Yes, you are missing a couple of things. First, the air typically contains as much as 10 times as much water vapor as carbon dioxide. At 20 deg C and 50% relative humidity, the air will contain about 8 gms of water/Kg of dry air. This amounts to about 8000 ppmw or 12,300 ppmv. Carbon dioxide in the atmosphere is well mixed and stays in the atmosphere for a long time. Water vapor is not well mixed. The water in air changes a lot with temperature and altitude. When wet air rises and cools, the water vapor condenses out and falls as rain, snow, or ice. The second thing is that since there is so much water vapor in the air, the effect on atmospheric water vapor due to combustion would be very small, in addition to the factors previously mentioned.
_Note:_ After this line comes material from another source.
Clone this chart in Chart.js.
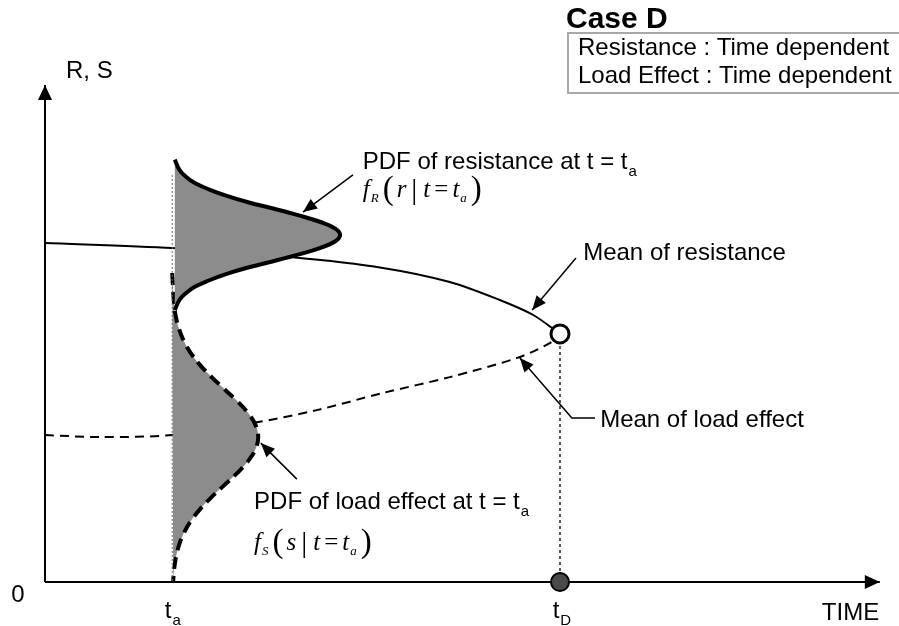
<!DOCTYPE html>
<html>
<head>
<meta charset="utf-8">
<script src="https://cdn.jsdelivr.net/npm/chart.js@4.4.1/dist/chart.umd.min.js"></script>
<style>
  html, body { margin: 0; padding: 0; background: #fff; }
  #wrap { width: 899px; height: 626px; }
</style>
</head>
<body>
<div id="wrap"><canvas id="case-d" width="899" height="626"></canvas></div>
<script>
// time marks on the x axis
const T_A = 2.47;
const T_D = 10;
const xMarks = [T_A, T_D];
const xMarkLabels = [["t", "a"], ["t", "D"]];

// mean of resistance (time, value)
const resistMeanT = [0, 2.47, 4.76, 6.56, 7.86, 8.83, 9.48, 10];
const resistMeanV = [11.3, 11.13, 10.83, 10.47, 10.0, 9.4, 8.9, 8.27];

// mean of load effect (time, value)
const loadMeanT = [0, 1.07, 2.47, 4.04, 5.28, 6.56, 7.86, 9.17, 9.81, 10];
const loadMeanV = [4.9, 4.83, 4.9, 5.3, 5.73, 6.3, 6.83, 7.47, 7.97, 8.27];

// pdf of resistance at t = ta : level and density (drawn sideways from ta)
const resistPdfV = [14.08, 13.74, 13.52, 13.30, 13.09, 12.87, 12.65, 12.44, 12.22, 12.00, 11.79, 11.57, 11.35, 11.14, 10.92, 10.70, 10.49, 10.27, 10.05, 9.84, 9.62, 9.40, 9.06];
const resistPdfD = [0.05, 0.14, 0.26, 0.44, 0.71, 1.06, 1.49, 1.98, 2.46, 2.88, 3.16, 3.26, 3.16, 2.88, 2.46, 1.98, 1.49, 1.06, 0.71, 0.44, 0.26, 0.14, 0.05];

// pdf of load effect at t = ta
const loadPdfV = [10.3, 9.23, 8.83, 8.43, 8.03, 7.63, 7.23, 6.83, 6.43, 6.03, 5.63, 5.23, 4.83, 4.43, 4.03, 3.63, 3.23, 2.83, 2.43, 2.03, 1.63, 1.23, 0.83, 0.43, 0.03];
const loadPdfD = [0.0, 0.038, 0.073, 0.133, 0.226, 0.361, 0.542, 0.765, 1.013, 1.261, 1.474, 1.618, 1.67, 1.618, 1.474, 1.261, 1.013, 0.765, 0.542, 0.361, 0.226, 0.133, 0.073, 0.038, 0.019];

// axis extents
const X_END = 16.21;
const Y_END = 16.57;
const TA_LINE_TOP = 13.57;

const SANS = '"Liberation Sans", Arial, sans-serif';
const SERIF = '"Liberation Serif", "Times New Roman", serif';

const pts = (xs, ys) => xs.map((x, i) => ({ x: x, y: ys[i] }));
const side = (vs, ds) => vs.map((v, i) => ({ x: T_A + ds[i], y: v }));

function arrow(ctx, path, head, half) {
  ctx.beginPath();
  ctx.moveTo(path[0][0], path[0][1]);
  for (let i = 1; i < path.length; i++) ctx.lineTo(path[i][0], path[i][1]);
  ctx.stroke();
  const [x1, y1] = path[path.length - 2];
  const [x2, y2] = path[path.length - 1];
  const a = Math.atan2(y2 - y1, x2 - x1);
  const bx = x2 - head * Math.cos(a), by = y2 - head * Math.sin(a);
  ctx.beginPath();
  ctx.moveTo(x2, y2);
  ctx.lineTo(bx + half * Math.sin(a), by - half * Math.cos(a));
  ctx.lineTo(bx - half * Math.sin(a), by + half * Math.cos(a));
  ctx.closePath();
  ctx.fill();
}

// text with a subscript at the end
function subText(ctx, x, y, main, sub, size) {
  ctx.font = size + "px " + SANS;
  ctx.fillText(main, x, y);
  const w = ctx.measureText(main).width;
  ctx.font = Math.round(size * 0.62) + "px " + SANS;
  ctx.fillText(sub, x + w + 1, y + 7);
}

// math label, f_X ( x | t = t_a )
function mathText(ctx, x, y, fn, sub, arg) {
  const parts = [
    { t: "f", f: "italic 25px " + SERIF, dy: 0, g: 1 },
    { t: sub, f: "italic 13px " + SERIF, dy: 5, g: 4 },
    { t: "(", f: "33px " + SERIF, dy: 2, g: 3 },
    { t: arg, f: "italic 25px " + SERIF, dy: 0, g: 5 },
    { t: "|", f: "30px " + SERIF, dy: 2, g: 6 },
    { t: "t", f: "italic 25px " + SERIF, dy: 0, g: 4 },
    { t: "=", f: "25px " + SERIF, dy: 0, g: 4 },
    { t: "t", f: "italic 25px " + SERIF, dy: 0, g: 1 },
    { t: "a", f: "italic 13px " + SERIF, dy: 5, g: 4 },
    { t: ")", f: "33px " + SERIF, dy: 2, g: 0 }
  ];
  let cx = x;
  parts.forEach(p => {
    ctx.font = p.f;
    ctx.fillText(p.t, cx, y + p.dy);
    cx += ctx.measureText(p.t).width + p.g;
  });
}

const diagram = {
  id: "diagram",
  beforeDatasetsDraw(chart) {
    const ctx = chart.ctx;
    const xs = chart.scales.x, ys = chart.scales.y;
    const ox = xs.getPixelForValue(0), oy = ys.getPixelForValue(0);
    ctx.save();
    ctx.strokeStyle = "#000";
    ctx.fillStyle = "#000";
    ctx.lineWidth = 2;
    arrow(ctx, [[ox, oy], [xs.getPixelForValue(X_END) - 12, oy], [xs.getPixelForValue(X_END), oy]], 15, 7);
    arrow(ctx, [[ox, oy], [ox, ys.getPixelForValue(Y_END) + 12], [ox, ys.getPixelForValue(Y_END)]], 15, 7);
    ctx.restore();
  },
  afterDatasetsDraw(chart) {
    const ctx = chart.ctx;
    const xs = chart.scales.x, ys = chart.scales.y;
    const P = (x, y) => [xs.getPixelForValue(x), ys.getPixelForValue(y)];
    ctx.save();
    ctx.fillStyle = "#000";
    ctx.strokeStyle = "#000";
    ctx.lineWidth = 1.5;

    // leader arrows
    arrow(ctx, [P(5.98, 13.57), P(5.01, 12.33)], 14, 6);
    arrow(ctx, [P(10.31, 10.8), P(9.46, 9.07)], 14, 6);
    arrow(ctx, [P(10.68, 5.47), P(10.23, 5.47), P(9.22, 7.47)], 14, 6);
    arrow(ctx, [P(4.89, 3.43), P(4.19, 4.63)], 14, 6);

    ctx.textBaseline = "alphabetic";
    ctx.textAlign = "left";
    let p = P(6.17, 13.78);
    subText(ctx, p[0], p[1], "PDF of resistance at t = t", "a", 24);
    p = P(6.17, 12.83);
    mathText(ctx, p[0], p[1], "f", "R", "r");
    p = P(10.45, 10.75);
    ctx.font = "24px " + SANS;
    ctx.fillText("Mean of resistance", p[0], p[1]);
    p = P(10.78, 5.18);
    ctx.fillText("Mean of load effect", p[0], p[1]);
    p = P(4.06, 2.45);
    subText(ctx, p[0], p[1], "PDF of load effect at t = t", "a", 24);
    p = P(4.06, 1.07);
    mathText(ctx, p[0], p[1], "f", "S", "s");

    // axis labels
    const ox = xs.getPixelForValue(0), oy = ys.getPixelForValue(0);
    ctx.font = "24px " + SANS;
    ctx.textAlign = "center";
    ctx.fillText("0", ox - 27, oy + 20);
    ctx.textAlign = "left";
    ctx.fillText("R, S", ox + 21, ys.getPixelForValue(Y_END) - 7);
    xMarks.forEach((m, i) => {
      const x = xs.getPixelForValue(m);
      ctx.font = "24px " + SANS;
      const w = ctx.measureText(xMarkLabels[i][0]).width;
      subText(ctx, x - w / 2 - 4, oy + 36, xMarkLabels[i][0], xMarkLabels[i][1], 24);
    });
    ctx.font = "24px " + SANS;
    ctx.fillText("TIME", xs.getPixelForValue(X_END) - 58, oy + 38);

    // case box
    ctx.font = "bold 30px " + SANS;
    ctx.fillText("Case D", 566, 28);
    ctx.strokeStyle = "#a8a8a8";
    ctx.lineWidth = 2;
    ctx.beginPath();
    ctx.moveTo(905, 33);
    ctx.lineTo(568, 33);
    ctx.lineTo(568, 93);
    ctx.lineTo(905, 93);
    ctx.stroke();
    ctx.font = "24px " + SANS;
    ctx.fillText("Resistance : Time dependent", 578, 55);
    ctx.fillText("Load Effect : Time dependent", 578, 83);
    ctx.restore();
  }
};

const config = {
  type: "scatter",
  data: {
    datasets: [
      {
        label: "point at tD",
        data: [{ x: T_D, y: resistMeanV[resistMeanV.length - 1] }],
        pointRadius: 9,
        pointBackgroundColor: "#fff",
        pointBorderColor: "#000",
        pointBorderWidth: 3,
        showLine: false,
      },
      {
        label: "tD",
        data: [{ x: T_D, y: 0 }],
        pointRadius: 9,
        pointBackgroundColor: "#4a4a4a",
        pointBorderColor: "#000",
        pointBorderWidth: 2,
        showLine: false,
      },
      {
        label: "ta line",
        data: [{ x: T_A, y: TA_LINE_TOP }, { x: T_A, y: 0 }],
        showLine: true,
        borderColor: "#666",
        borderWidth: 1,
        borderDash: [2, 2],
        pointRadius: 0,
      },
      {
        label: "PDF of resistance",
        data: side(resistPdfV, resistPdfD),
        showLine: true,
        fill: "shape",
        backgroundColor: "#8c8c8c",
        borderColor: "#000",
        borderWidth: 4,
        tension: 0.4,
        pointRadius: 0,
      },
      {
        label: "PDF of load effect",
        data: side(loadPdfV, loadPdfD),
        showLine: true,
        fill: "shape",
        backgroundColor: "#8c8c8c",
        borderColor: "#000",
        borderWidth: 4,
        borderDash: [12, 7],
        tension: 0.4,
        pointRadius: 0,
      },
      {
        label: "tD line",
        data: [{ x: T_D, y: resistMeanV[resistMeanV.length - 1] }, { x: T_D, y: 0 }],
        showLine: true,
        borderColor: "#000",
        borderWidth: 1.3,
        borderDash: [3, 3],
        pointRadius: 0,
      },
      {
        label: "Mean of resistance",
        data: pts(resistMeanT, resistMeanV),
        showLine: true,
        borderColor: "#000",
        borderWidth: 2,
        tension: 0.3,
        pointRadius: 0,
      },
      {
        label: "Mean of load effect",
        data: pts(loadMeanT, loadMeanV),
        showLine: true,
        borderColor: "#000",
        borderWidth: 2,
        borderDash: [9, 6],
        tension: 0.3,
        pointRadius: 0,
      },
    ],
  },
  options: {
    responsive: false,
    animation: false,
    devicePixelRatio: 1,
    events: [],
    layout: { padding: 0, autoPadding: false },
    plugins: {
      legend: { display: false },
      tooltip: { enabled: false },
    },
    scales: {
      x: { type: "linear", min: -45 / 51.5, max: 854 / 51.5, display: false },
      y: { type: "linear", min: -44 / 30, max: 582 / 30, display: false },
    },
  },
  plugins: [diagram],
};

const ctx = document.getElementById("case-d").getContext("2d");
new Chart(ctx, config);
</script>
</body>
</html>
Warm air will hold more water vapor than cold air, and water will evaporate faster at higher temperatures, so, in theory, a warming planet will also have a generally wetter atmosphere, which should result in more rainfall, in theory.
Oxidizing water is indeed the term used.
https://en.wikipedia.org/wiki/Heterogeneous_water_oxidation
More to the point, I have no idea what the good perfessor is talking about with regard to improving the hydrogen formation half of the reaction. The underlying paper clearly states the experiment makes both gases, so I guess we’ll have to make allowances for trying to simplify things for the press room.
I suspect this is a nice elegant piece of scientific work that’s a long way from being commercial.
As James Van Allen purportedly said when asked about the usefulness of his discovery of the Van Allen Belts: “Well, I’m making a pretty good living off of them.”
I note in one of the three “Related” articles
[https://wattsupwiththat.com/2014/07/14/the-law-of-unintended-consequences-in-action-imagine-replacing-all-co2-emissions-with-h2o-emissions/?]
the photograph of a gentleman filling a glass with the exhaust product of a hydrogen fueled vehicle, water.
Great, if pure oxygen is used. But what about using ‘air’ – we will still be getting various oxides of nitrogen. A hotter or cooler ‘burn’ compared to gasoline – a different mixture of nitrogen oxides? Would/could nitrous oxide be one of the components? (Laughing gas)
I’m betting you could make ‘dirty’ hydrogen this way, too.